Wer war dieser Pol Pot? Nach eigenen Angaben im Januar 1925 in der Provinz Kompong Thom (nordöstlich von Phnom Penh gelegen) als Saloth Sar geboren, gelang es dem Jungen, nach dem Besuch der Mittelschule in der Hauptstadt Phnom Penh ein Auslandsstipendium für ein Studium in Frankreich zu bekommen, wo er sich zeitweilig in Elektrotechnik einschrieb. In Paris war es auch, wo Saloth Sar durch intensives Selbststudium und Kontakte zu linken Studentenzirkeln die erste Phase seiner Politisierung durchlebte.
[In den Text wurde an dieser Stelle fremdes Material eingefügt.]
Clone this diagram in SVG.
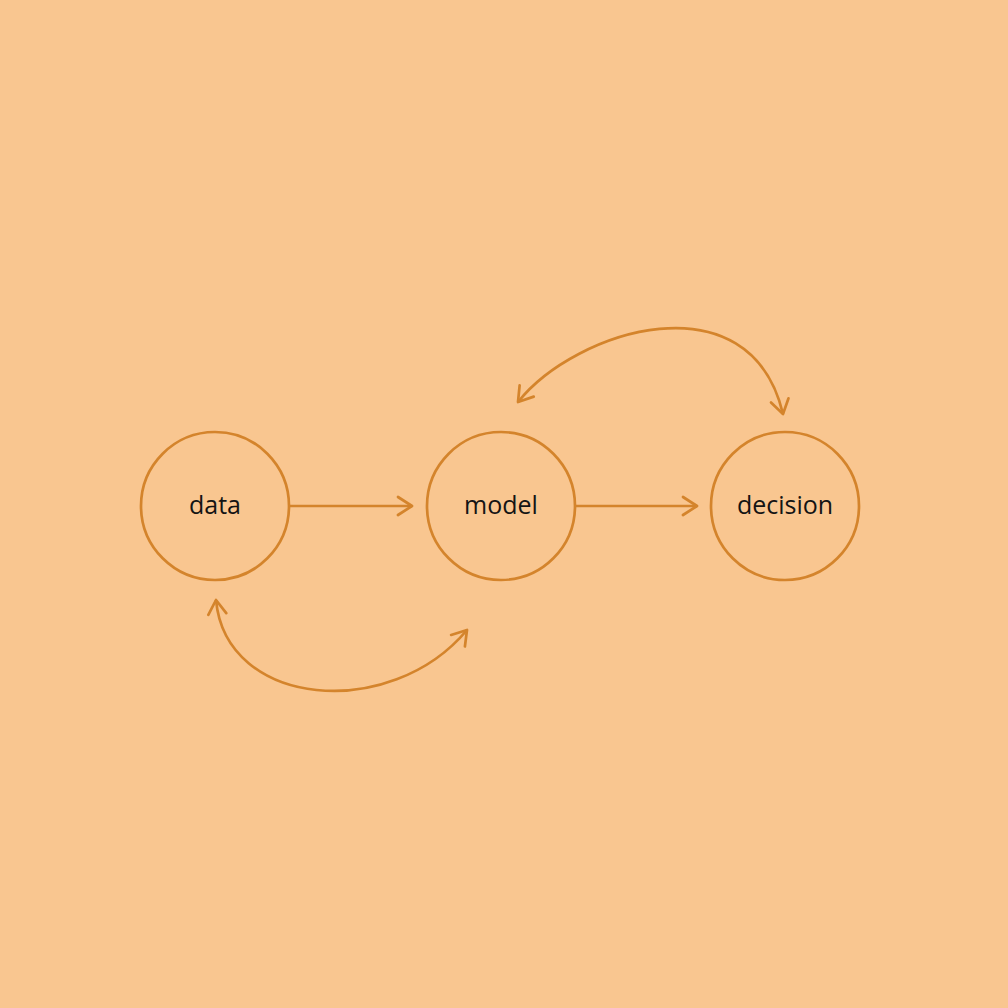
<svg xmlns="http://www.w3.org/2000/svg" width="1008" height="1008" viewBox="0 0 1008 1008">
<style>
.node{fill:none;stroke:#D4842C;stroke-width:2.7}
.lbl{font-family:"Open Sans","Noto Sans",sans-serif;font-size:25px;fill:#141414;text-anchor:middle}
.edge{fill:none;stroke:#D4842C;stroke-width:2.7}
</style>
<defs>
<marker id="ah" markerUnits="userSpaceOnUse" viewBox="-16 -11 18 22" refX="0" refY="0" markerWidth="18" markerHeight="22" orient="auto-start-reverse">
<path d="M -14 -9 L 0 0 L -14 9" fill="none" stroke="#D4842C" stroke-width="2.7" stroke-linecap="round" stroke-linejoin="round"/>
</marker>
</defs>
<rect width="1008" height="1008" fill="#F9C690"/>
<g id="connectors">
<path class="edge" d="M 289 506 L 412 506" marker-end="url(#ah)"/>
<path class="edge" d="M 575 506 L 697 506" marker-end="url(#ah)"/>
<path class="edge" d="M 518 402 C 575 330, 750 275, 783 414" marker-start="url(#ah)" marker-end="url(#ah)"/>
<path class="edge" d="M 216 600 C 226 708, 390 722, 467 630" marker-start="url(#ah)" marker-end="url(#ah)"/>
</g>
<g id="data"><circle class="node" cx="215" cy="506" r="74"/><text class="lbl" x="215" y="514">data</text></g>
<g id="model"><circle class="node" cx="501" cy="506" r="74"/><text class="lbl" x="501" y="514">model</text></g>
<g id="decision"><circle class="node" cx="785" cy="506" r="74"/><text class="lbl" x="785" y="514">decision</text></g>
</svg>
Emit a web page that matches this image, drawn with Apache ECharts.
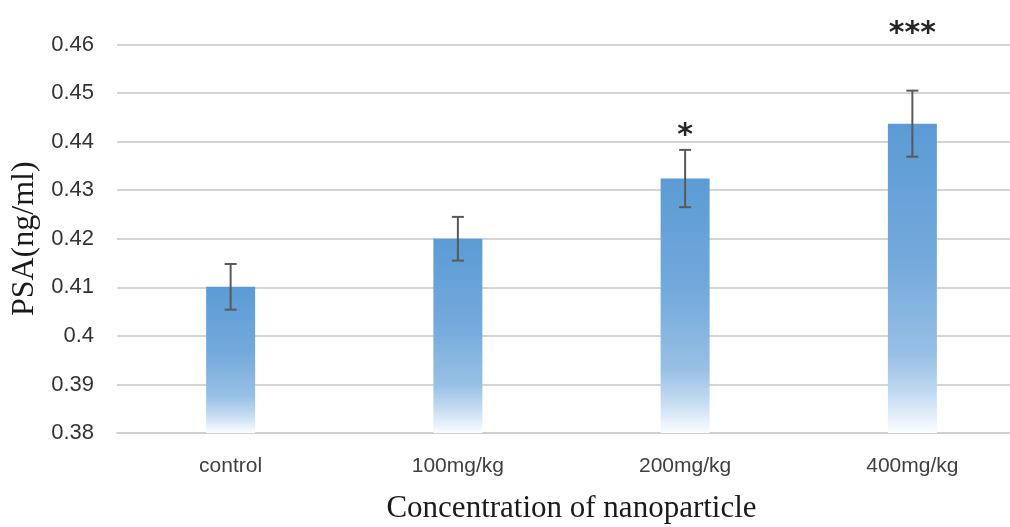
<!DOCTYPE html>
<html>
<head>
<meta charset="utf-8">
<script src="https://cdn.jsdelivr.net/npm/echarts@6/dist/echarts.min.js"></script>
<style>
html,body{margin:0;padding:0;background:#ffffff;}
#chart{width:1010px;height:527px;}
</style>
</head>
<body>
<div id="chart"></div>
<script>
// ---- data ----
const categories = ['control', '100mg/kg', '200mg/kg', '400mg/kg'];
const psaMeans   = [0.4101, 0.4200, 0.4324, 0.4437];
const psaErrors  = [0.0047, 0.0045, 0.0059, 0.0068];
const sigMarks   = ['', '', '*', '***'];
const sigLevels  = [null, null, 0.4412, 0.4622];
const yTicks     = { min: 0.38, max: 0.46, step: 0.01 };

const chart = echarts.init(document.getElementById('chart'), null, { renderer: 'canvas' });

const errorData = categories.map((c, i) => [i, psaMeans[i] - psaErrors[i], psaMeans[i] + psaErrors[i]]);
const sigData = categories.map((c, i) => [i, sigLevels[i], sigMarks[i]]).filter(d => d[1] !== null);

const option = {
  backgroundColor: '#ffffff',
  animation: false,
  grid: { left: 117, width: 909, top: 44.5, bottom: 94, containLabel: false, outerBoundsMode: 'none' },
  xAxis: {
    type: 'category',
    data: categories,
    axisTick: { show: false },
    axisLine: { lineStyle: { color: '#d0d0d0', width: 2 } },
    axisLabel: { color: '#404040', fontSize: 21, fontFamily: 'Liberation Sans', margin: 23 },
    name: 'Concentration of nanoparticle',
    nameLocation: 'middle',
    nameGap: 60,
    nameTextStyle: { color: '#1a1a1a', fontSize: 31, fontFamily: 'Liberation Serif' }
  },
  yAxis: {
    type: 'value',
    min: yTicks.min,
    max: yTicks.max,
    interval: yTicks.step,
    axisLine: { show: false },
    axisTick: { show: false },
    splitLine: { lineStyle: { color: '#d4d4d4', width: 2 } },
    axisLabel: {
      color: '#333333', fontSize: 22, fontFamily: 'Liberation Sans', margin: 23,
      formatter: v => String(+v.toFixed(2))
    },
    name: 'PSA(ng/ml)',
    nameLocation: 'middle',
    nameRotate: 90,
    nameGap: 73,
    nameTextStyle: { color: '#1a1a1a', fontSize: 32, fontFamily: 'Liberation Serif' }
  },
  series: [
    {
      type: 'bar',
      data: psaMeans,
      barWidth: 49,
      itemStyle: {
        color: new echarts.graphic.LinearGradient(0, 0, 0, 1, [
          { offset: 0, color: '#5b9bd5' },
          { offset: 0.45, color: '#74aadc' },
          { offset: 0.75, color: '#98c0e5' },
          { offset: 0.88, color: '#c6dcf2' },
          { offset: 1, color: '#fbfdff' }
        ])
      }
    },
    {
      type: 'custom',
      data: errorData,
      z: 10,
      renderItem: function (params, api) {
        const x = api.value(0);
        const pLo = api.coord([x, api.value(1)]);
        const pHi = api.coord([x, api.value(2)]);
        const half = 6;
        const st = { stroke: '#595959', lineWidth: 2 };
        return {
          type: 'group',
          children: [
            { type: 'line', shape: { x1: pHi[0], y1: pHi[1], x2: pLo[0], y2: pLo[1] }, style: st },
            { type: 'line', shape: { x1: pHi[0] - half, y1: pHi[1], x2: pHi[0] + half, y2: pHi[1] }, style: st },
            { type: 'line', shape: { x1: pLo[0] - half, y1: pLo[1], x2: pLo[0] + half, y2: pLo[1] }, style: st }
          ]
        };
      }
    },
    {
      type: 'custom',
      data: sigData,
      z: 11,
      clip: false,
      renderItem: function (params, api) {
        const p = api.coord([api.value(0), api.value(1)]);
        return {
          type: 'text',
          x: p[0], y: p[1],
          style: {
            text: sigMarks[api.value(0)],
            fill: '#262626',
            font: 'bold 30px "DejaVu Sans"',
            align: 'center',
            verticalAlign: 'middle'
          }
        };
      }
    }
  ]
};
chart.setOption(option);
</script>
</body>
</html>
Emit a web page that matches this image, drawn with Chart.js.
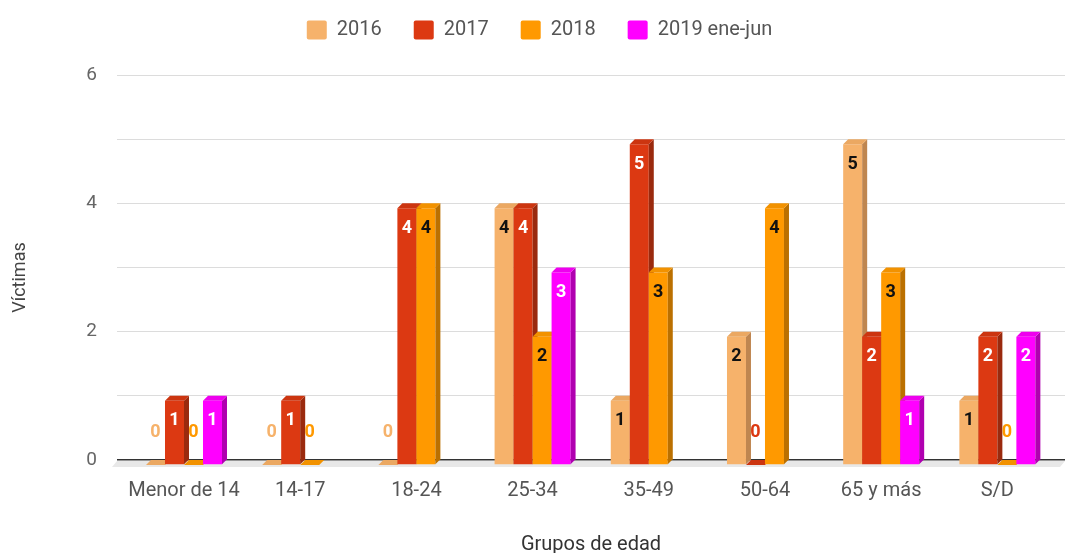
<!DOCTYPE html>
<html><head><meta charset="utf-8">
<script src="https://cdn.jsdelivr.net/npm/chart.js@4.4.0/dist/chart.umd.min.js"></script>
<style>html,body{margin:0;padding:0;background:#fff;} #wrap{width:1065px;height:553px;position:relative;}</style>
</head><body><div id="wrap"><canvas id="c"></canvas></div>
<script>
const categories = ['Menor de 14','14-17','18-24','25-34','35-49','50-64','65 y más','S/D'];
const seriesNames = ['2016','2017','2018','2019 ene-jun'];
const values2016 = [0,0,0,4,1,2,5,1];
const values2017 = [1,1,4,4,5,0,2,2];
const values2018 = [0,0,4,2,3,4,3,0];
const values2019 = [1,null,null,3,null,null,1,2];
const yTickLabels = [0,2,4,6];
const yGridValues = [0,1,2,3,4,5,6];

const colors = ['#F6B26B','#DC3912','#FF9900','#FF00FF'];
const sideColors = ['#BF8650','#9A2A0E','#BB7000','#B000B0'];
const topColors = ['#EBA862','#CC3510','#F29200','#EE00EE'];
const labelColors = ['#111111','#FFFFFF','#111111','#FFFFFF'];
const DX = 5, DY = 5;
const FONT = 'Roboto, "Noto Sans", sans-serif';

const allValues = [values2016, values2017, values2018, values2019];

const bars3d = {
  id: 'bars3d',
  beforeLayout(chart) {
    const lg = chart.legend;
    if (lg && !lg._patched) {
      const f = lg.fit.bind(lg);
      lg.fit = function () { f(); this.height = 75 - chart.options.layout.padding.top; };
      lg._patched = true;
    }
  },
  beforeDatasetsDraw(chart) {
    const ctx = chart.ctx;
    const area = chart.chartArea;
    const y0 = chart.scales.y.getPixelForValue(0);
    ctx.save();
    ctx.fillStyle = '#e8e8e8';
    ctx.beginPath();
    ctx.moveTo(area.left, y0 + 1);
    ctx.lineTo(area.right, y0 + 1);
    ctx.lineTo(area.right - DX, y0 + DY + 2);
    ctx.lineTo(area.left - DX, y0 + DY + 2);
    ctx.closePath();
    ctx.fill();
    ctx.restore();
    const labels = [];
    for (let j = 0; j < categories.length; j++) {
      chart.data.datasets.forEach((ds, i) => {
        const v = allValues[i][j];
        if (v === null || v === undefined) return;
        const el = chart.getDatasetMeta(i).data[j];
        if (!el) return;
        const {x, y, base, width} = el.getProps(['x', 'y', 'base', 'width'], true);
        const l = x - width / 2, r = x + width / 2;
        ctx.save();
        ctx.translate(-DX, DY);
        el.draw(ctx);
        ctx.restore();
        ctx.save();
        ctx.fillStyle = sideColors[i];
        ctx.beginPath();
        ctx.moveTo(r - DX, y + DY);
        ctx.lineTo(r, y);
        ctx.lineTo(r, base);
        ctx.lineTo(r - DX, base + DY);
        ctx.closePath();
        ctx.fill();
        ctx.fillStyle = topColors[i];
        ctx.beginPath();
        ctx.moveTo(l - DX, y + DY);
        ctx.lineTo(l, y);
        ctx.lineTo(r, y);
        ctx.lineTo(r - DX, y + DY);
        ctx.closePath();
        ctx.fill();
        ctx.restore();
        labels.push({v, i, cx: x - DX, cy: v > 0 ? y + DY + 20 : base + DY - 32});
      });
    }
    ctx.save();
    ctx.font = 'bold 18px ' + FONT;
    ctx.textAlign = 'center';
    ctx.textBaseline = 'middle';
    labels.forEach(o => {
      ctx.fillStyle = o.v > 0 ? labelColors[o.i] : colors[o.i];
      ctx.fillText(String(o.v), o.cx, o.cy);
    });
    ctx.restore();
    return false;
  }
};

const datasets = seriesNames.map((name, i) => ({
  label: name,
  data: allValues[i].map((v, k) => ({x: k, y: v})),
  backgroundColor: colors[i],
  borderWidth: 0,
  categoryPercentage: 0.654,
  barPercentage: 1.0
}));

new Chart(document.getElementById('c'), {
  type: 'bar',
  data: {datasets},
  plugins: [bars3d],
  options: {
    responsive: true,
    maintainAspectRatio: false,
    devicePixelRatio: 1,
    animation: false,
    layout: {padding: {left: 14, right: 0, top: -12, bottom: 0}},
    plugins: {
      tooltip: {enabled: false},
      legend: {
        display: true,
        position: 'top',
        labels: {
          boxWidth: 20,
          boxHeight: 19,
          padding: 32,
          color: '#555555',
          font: {family: FONT, size: 20},
          useBorderRadius: true,
          borderRadius: 2
        }
      }
    },
    scales: {
      x: {
        type: 'linear',
        min: -0.6196,
        max: 7.539,
        offset: false,
        afterFit(s) { s.height = 73; },
        afterBuildTicks(s) { s.ticks = categories.map((c, i) => ({value: i})); },
        ticks: {
          autoSkip: false, maxRotation: 0, padding: -1, labelOffset: -5,
          color: '#555555', font: {family: FONT, size: 20},
          callback: v => categories[v] !== undefined ? categories[v] : ''
        },
        grid: {display: false, drawTicks: false},
        border: {display: false},
        title: {display: true, text: 'Grupos de edad', color: '#333333', font: {family: FONT, size: 20}, padding: {top: 0, bottom: -4}}
      },
      y: {
        min: -0.3117,
        max: 6,
        afterFit(s) { s.width = 103; },
        afterBuildTicks(s) { s.ticks = yGridValues.map(v => ({value: v})); },
        ticks: {
          padding: 20, color: '#666666', font: {family: FONT, size: 19},
          callback: v => yTickLabels.includes(v) ? String(v) : ''
        },
        grid: {
          drawTicks: false,
          color: c => (c.tick && c.tick.value === 0) ? '#333333' : '#dcdcdc',
          lineWidth: c => (c.tick && c.tick.value === 0) ? 1.6 : 1
        },
        border: {display: false},
        title: {display: true, text: 'Víctimas', color: '#444444', font: {family: FONT, size: 18}, padding: {top: -4, bottom: 0}}
      }
    }
  }
});
</script>
</body></html>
Dort bildete er mit den gleichgesinnten Kommilitonen Khieu Samphan, Ta Mok, Nuon Chea und Ieng Sary jenes geheime Parteizentrum, die Angkar Pakdevoath (kurz: Angkar), die Revolutionäre Organisation, die später zum Kern des terroristischen Machtapparats der Roten Khmer wurde.

1960 rückte der sich mittlerweile Pol Pot nennende Saloth Sar in die Führungsriege der zuvor unter verschiedenen Namen operierenden, klandestinen Kambodschanischen Kommunistischen Partei (KKP) auf und avancierte, nachdem deren Führungskader Tou Samouth unter nicht eindeutig geklärten Umständen von der Bildfläche verschwand (entweder infolge einer parteiinternen Säuberung oder als Opfer des späteren Staatschefs Lon Nol), zum Sekretär der KKP. Bis Mitte der 1960er Jahre blieb die KKP beziehungsweise die sich auch als Khmer-Rouge-Guerilla bezeichnende Organisation eine innenpolitisch zu vernachlässigende Größe.

Während der Herrschaft der Roten Khmer und des von ihnen so genannten Demokratischen Kampuchea (17. April 1975 bis zum 7. Januar 1979, als vietnamesische Eliteeinheiten in Phnom Penh einmarschierten) bekleideten Pol Pot und seine einstigen Kommilitonen in Paris allesamt staatliche Spitzenämter und waren teilweise miteinander verwandt. In der Hierarchie rangierte Pol Pot als Generalsekretär und Vorsitzender des Zentralkomitees der Partei, Premierminister und Oberkommandierender der Streitkräfte unangefochten als »Bruder Nummer eins«. Nuon Chea war der Chefideologe der Partei und »Bruder Nummer zwei«. Ihm folgte als »Bruder Nummer drei« Ieng Sary, ein Schwager Pol Pots und sein Außenminister, der nach dem Sturz der Roten Khmer lange Zeit unbehelligt als Geschäftsmann in Pailin im kambodschanisch-thailändischen Grenzgebiet lebte. Ta Mok avancierte zum Generalstabschef, während der an der Pariser Sorbonne promovierte Ökonom Khieu Samphan, der die Blaupause für das Gesellschaftssystem der Roten Khmer mit einer Arbeit über autozentrierte Wirtschaftsstrategie entworfen hatte, Staatspräsident wurde.

Als am 18. Juni 1997 Radio Demokratisches Kambodscha, der Sender der Roten Khmer, in einer Sondermeldung bekannt gab, Pol Pot habe sich am selben Tag ergeben und dadurch sei »die dunkle Wolke (seines) diktatorischen Regimes verschwunden«, war das Schicksal der Roten Khmer besiegelt. Ausgerechnet Pol Pots Generalstabschef Ta Mok führte nunmehr, wenngleich nur für kurze Zeit, das Kommando. Der in Anlong Veng, im letzten Hauptquartier der Roten Khmer im Norden Kambodschas, inszenierte Schauprozess gegen den obersten »Bruder« warf mehr Fragen auf, als er beantwortete. Nach außen hin sollte eine Selbstreinigung zelebriert, die Geschichte entsorgt, ein politischer Neubeginn mit einer geläuterten Bewegung signalisiert und der zwischenzeitlich unter Arrest gestellte Pol Pot ans Ausland ausgeliefert werden. Dazu aber kam es nicht mehr. Saloth Sar alias Pol Pot starb im April 1998 und sein Leichnam wurde sofort eingeäschert.